Sorry Harmony Korine, We’re Not ‘Bums!’ A Key West Local’s Response to “The Beach Bum” move

As it turns out, we aren’t actually beach bums. Director Harmony Korine’s new movie, “The Beach Bum,” hit Key West more with the thud of an empty mojito glass than a bang. Granted, the movie only had two things going for it: 1) Matthew McConaughey and 2) it was filmed in Key West. Otherwise, the premise of a stoner poet beach bum named “Moondog” has about as much Key West reality as our city commission doing bong hits and blaring Fleetwood Mac’s “Rumours” on a Tuesday night.

Of course people were giddy when “The Beach Bum” filmed here — it’s Matthew McConaughey, for chiseled abs’ sake. We all roamed around hoping for a run-in because, well, he’s alright alright, alright.

A new friend of mine, Jessica Long, confessed to almost running him over on Whitehead Street.

My response?

“Why didn’t you? You could have held his hand in the ambulance all the way to Miami.” I am as shameless as Felicity Huffman sometimes.

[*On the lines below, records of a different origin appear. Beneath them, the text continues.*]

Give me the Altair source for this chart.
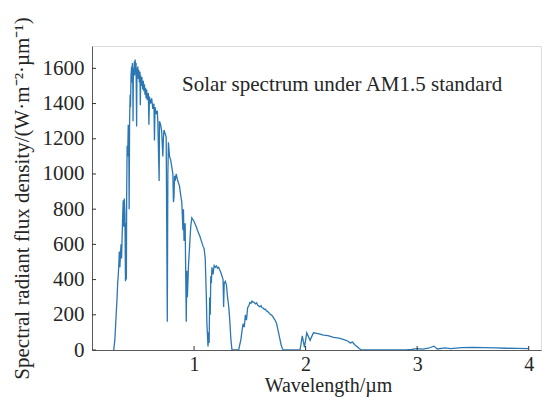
import altair as alt
import pandas as pd

# Wavelength (µm) and spectral irradiance (W·m^-2·µm^-1)
wavelength = [
    0.280, 0.290, 0.300, 0.310, 0.315, 0.320, 0.325, 0.330, 0.335, 0.340,
    0.345, 0.350, 0.355, 0.360, 0.365, 0.370, 0.375, 0.380, 0.385, 0.390,
    0.393, 0.396, 0.400, 0.405, 0.410, 0.415, 0.418, 0.422, 0.427, 0.430,
    0.435, 0.440, 0.443, 0.447, 0.450, 0.453, 0.456, 0.460, 0.465, 0.468,
    0.472, 0.476, 0.480, 0.485, 0.488, 0.492, 0.496, 0.500, 0.505, 0.510,
    0.515, 0.518, 0.522, 0.527, 0.532, 0.540, 0.545, 0.550, 0.555, 0.560,
    0.565, 0.570, 0.575, 0.580, 0.590, 0.595, 0.600, 0.610, 0.620, 0.630,
    0.640, 0.645, 0.650, 0.660, 0.670, 0.675, 0.687, 0.690, 0.700, 0.710,
    0.720, 0.725, 0.730, 0.740, 0.750, 0.760, 0.765, 0.770, 0.780, 0.790,
    0.800, 0.810, 0.815, 0.820, 0.825, 0.830, 0.840, 0.850, 0.860, 0.870,
    0.880, 0.890, 0.900, 0.905, 0.910, 0.920, 0.930, 0.935, 0.940, 0.950,
    0.960, 0.970, 0.980, 0.990, 1.000, 1.010, 1.020, 1.030, 1.040, 1.050,
    1.060, 1.070, 1.080, 1.090, 1.100, 1.110, 1.115, 1.125, 1.130, 1.135,
    1.140, 1.145, 1.150, 1.155, 1.160, 1.170, 1.180, 1.190, 1.200, 1.210,
    1.220, 1.230, 1.240, 1.250, 1.260, 1.265, 1.270, 1.280, 1.290, 1.300,
    1.310, 1.320, 1.330, 1.340, 1.400, 1.410, 1.420, 1.430, 1.440, 1.450,
    1.460, 1.470, 1.480, 1.490, 1.500, 1.510, 1.520, 1.530, 1.540, 1.550,
    1.560, 1.570, 1.580, 1.590, 1.600, 1.610, 1.620, 1.630, 1.640, 1.650,
    1.660, 1.670, 1.680, 1.690, 1.700, 1.710, 1.720, 1.730, 1.740, 1.750,
    1.760, 1.770, 1.780, 1.790, 1.800, 1.950, 1.970, 1.990, 2.010, 2.040,
    2.070, 2.100, 2.130, 2.160, 2.200, 2.250, 2.300, 2.350, 2.380, 2.400,
    2.420, 2.440, 2.460, 2.480, 2.500, 2.900, 2.950, 3.000, 3.050, 3.100,
    3.150, 3.180, 3.250, 3.300, 3.400, 3.500, 3.600, 3.700, 3.800, 3.900,
    4.000,
]
irradiance = [
    0, 60, 180, 300, 380, 420, 480, 560, 470, 540,
    600, 520, 640, 760, 850, 700, 860, 780, 390, 720,
    400, 900, 1160, 1100, 1280, 1200, 800, 1300, 1450, 1380,
    1560, 1610, 1520, 1630, 1580, 1300, 1600, 1560, 1640, 1560,
    1650, 1590, 1630, 1270, 1600, 1560, 1610, 1540, 1590, 1520,
    1580, 1390, 1560, 1500, 1550, 1480, 1530, 1470, 1510, 1450,
    1490, 1430, 1480, 1420, 1460, 1280, 1440, 1400, 1430, 1370,
    1400, 1190, 1380, 1340, 1360, 1300, 960, 1300, 1280, 1240,
    1100, 1200, 1250, 1230, 1210, 160, 1000, 1180, 1100, 1080,
    1040, 1000, 840, 870, 990, 960, 1000, 970, 950, 930,
    880, 840, 680, 800, 620, 720, 160, 450, 300, 480,
    590, 700, 750, 740, 730, 715, 700, 680, 665, 650,
    630, 610, 590, 575, 520, 300, 150, 20, 100, 40,
    300, 200, 420, 380, 470, 430, 480, 470, 478, 465,
    470, 455, 440, 420, 400, 245, 380, 390, 370, 300,
    250, 170, 60, 0, 0, 30, 60, 110, 150, 130,
    200, 170, 240, 250, 270, 265, 278, 272, 270, 262,
    268, 255, 250, 245, 252, 240, 238, 230, 232, 222,
    218, 212, 205, 200, 195, 185, 175, 165, 150, 120,
    90, 60, 30, 10, 0, 0, 80, 15, 98, 55,
    98, 95, 90, 85, 82, 72, 68, 58, 50, 40,
    45, 30, 20, 8, 0, 0, 3, 8, 5, 10,
    22, 6, 12, 8, 13, 15, 14, 12, 10, 9,
    8,
]

x_ticks = [1, 2, 3, 4]
y_ticks = [0, 200, 400, 600, 800, 1000, 1200, 1400, 1600]
x_title = "Wavelength/µm"
y_title = "Spectral radiant flux density/(W·m⁻²·µm⁻¹)"
annotation = ["Solar spectrum under AM1.5 standard"]

FONT = "Liberation Serif"
TXT = "#262626"
AXC = "#5a5a5a"
LINE = "#2b77b3"

df = pd.DataFrame({"wl": wavelength, "v": irradiance})
xs = alt.Scale(domain=[0.085, 4.11], nice=False, zero=False)
ys = alt.Scale(domain=[0, 1727], nice=False)

x_axis = alt.Axis(
    values=x_ticks, title=x_title, format="d", grid=False, ticks=False,
    labelPadding=4, titlePadding=1, titleX=236,
    labelFont=FONT, labelFontSize=20, labelColor=TXT,
    titleFont=FONT, titleFontSize=20, titleFontWeight="normal", titleColor=TXT,
    domainColor=AXC, domainWidth=1)
y_axis = alt.Axis(
    values=y_ticks, title=y_title, format="d", grid=False, ticks=False,
    labelPadding=8, titlePadding=10,
    labelFont=FONT, labelFontSize=21, labelColor=TXT,
    titleFont=FONT, titleFontSize=21, titleFontWeight="normal", titleColor=TXT,
    domainColor=AXC, domainWidth=1)

line = alt.Chart(df).mark_line(color=LINE, strokeWidth=1.3, clip=True).encode(
    x=alt.X("wl:Q", scale=xs, axis=x_axis),
    y=alt.Y("v:Q", scale=ys, axis=y_axis),
)

ytick = alt.Chart(pd.DataFrame({"v": y_ticks})).mark_rule(color="#333333", strokeWidth=1).encode(
    y=alt.Y("v:Q", scale=ys, axis=y_axis), x=alt.value(0), x2=alt.value(4))
xtick = alt.Chart(pd.DataFrame({"wl": x_ticks})).mark_rule(color="#333333", strokeWidth=1).encode(
    x=alt.X("wl:Q", scale=xs, axis=x_axis), y=alt.value(304), y2=alt.value(300))

label = alt.Chart(pd.DataFrame({"label": annotation})).mark_text(
    align="left", baseline="middle", font=FONT, fontSize=21, color=TXT
).encode(x=alt.value(90), y=alt.value(39), text="label:N")

chart = alt.layer(line, ytick, xtick, label).properties(
    width=449, height=304,
    autosize=alt.AutoSizeParams(type="none"),
    padding={"left": 92, "top": 46, "right": 1, "bottom": 47},
).configure_view(stroke=AXC, strokeWidth=1).configure(background="white")

chart.save("out.html", embed_options={"renderer": "svg", "actions": False})
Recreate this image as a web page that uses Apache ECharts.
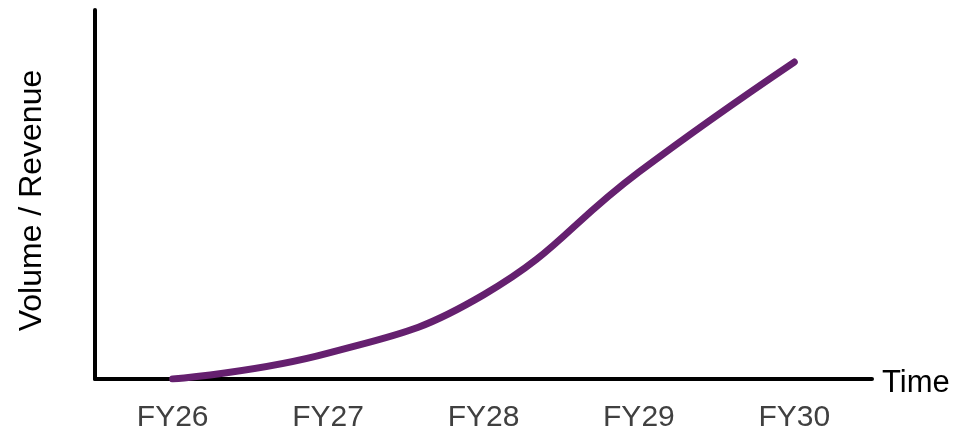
<!DOCTYPE html>
<html>
<head>
<meta charset="utf-8">
<script src="https://cdn.jsdelivr.net/npm/echarts@6/dist/echarts.min.js"></script>
<style>
  html, body { margin: 0; padding: 0; background: #fff; }
  #chart { width: 977px; height: 429px; }
</style>
</head>
<body>
<div id="chart"></div>
<script>
// Fiscal years along the time axis
const years = ['FY26', 'FY27', 'FY28', 'FY29', 'FY30'];
// Relative volume / revenue growth (index, 0–100 scale)
const growth = [0, 7.0, 22.8, 56.1, 85.9];

const font = 'Liberation Sans, Arial, sans-serif';
const chart = echarts.init(document.getElementById('chart'), null, { renderer: 'canvas' });
chart.setOption({
  animation: false,
  grid: { left: 95, right: 105, top: 10, bottom: 50, outerBoundsMode: 'none' },
  xAxis: {
    type: 'category',
    data: years,
    boundaryGap: true,
    name: 'Time',
    nameLocation: 'end',
    nameGap: 10,
    nameTextStyle: { color: '#000', fontSize: 31, fontFamily: font, verticalAlign: 'top', lineHeight: 9 },
    axisLine: { lineStyle: { color: '#000', width: 4 } },
    axisTick: { show: false },
    axisLabel: { color: '#404040', fontSize: 30, margin: 24, fontFamily: font },
    splitLine: { show: false }
  },
  yAxis: {
    type: 'value',
    min: 0,
    max: 100,
    name: 'Volume / Revenue',
    nameLocation: 'middle',
    nameGap: 47,
    nameTextStyle: { color: '#000', fontSize: 32, fontFamily: font, padding: [0, 12, 0, 0] },
    axisLine: { show: true, lineStyle: { color: '#000', width: 4 } },
    axisTick: { show: false },
    axisLabel: { show: false },
    splitLine: { show: false }
  },
  series: [{
    type: 'line',
    data: growth,
    smooth: 0.45,
    symbol: 'none',
    lineStyle: { color: '#65206F', width: 7, cap: 'round', join: 'round' }
  }]
});
</script>
</body>
</html>
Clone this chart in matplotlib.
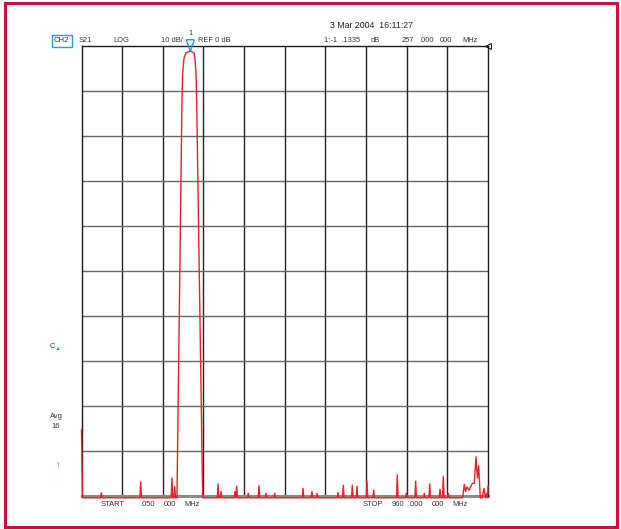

Another friend, Nan Klingener, posted an interview with Mr. Korine on vice.com, and this was my takeaway quote: “The more time you spend in Key West, the more time you start to see a specific type emerge. … This kind of celebration of a lack of ambition. It’s check-out culture.” WTF?! We are more checked in to politics, culture, the environment and the economy than any of the 40 potential presidential candidates. And — insult to injury — he calls it “Comedy that revels in the resilience of the longtime residents of the Keys — the houseboat owners, the bartenders, the boozers — and the lifestyle they don’t want to (and won’t) give up easily. These are the Conchs, through Korine’s eyes.”

Oh, hell no.

Having lived here 18 years and interviewed just about anyone I could for the Weekly, that does not describe the majority of us, nor is that a “Conch.” As a reporter, author, mother of two, wife juggling it all in my 40s, I am not exactly Mr. Korine’s “specific type.” In fact, while reporting, I have met some of the most creative and ambitious people in the Keys. Kids who are excelling in high school, young people starting businesses, older people embarking on new careers, determined people working two or three jobs to live on this one- by four-mile island. I invite Mr. Korine to a Chamber of Commerce meeting, Mallory Square at sunset, any charity function, to the Base, behind the curtain at any theater to actually meet the earnest people who make Key West, Key West. Mr. Korine, I am talking to you: be careful with your stereotypes.

The few locals who have seen the movie immediately got on Facebook and warned the rest of us to save ourselves. Resident extras were cut from scenes — no fun in that — and overall the movie was as entertaining as a popcorn ceiling from the ’80s.

I will never see the movie, because I’m a loyalist. The Key West I know is not “drunkards, degenerates, and romantics who inhabit what was once Ernest Hemingway’s famous, mythic retreat,” as Mr. Korine said. The movie may be made up but sorry, Harmony, your opinion of us is too.

Hays Blinckmann is an oil painter, author of the novel “In The Salt,” lover of all things German including husband, children and Bundesliga. She spends her free time developing a font for sarcasm, testing foreign wines and failing miserably at home cooking.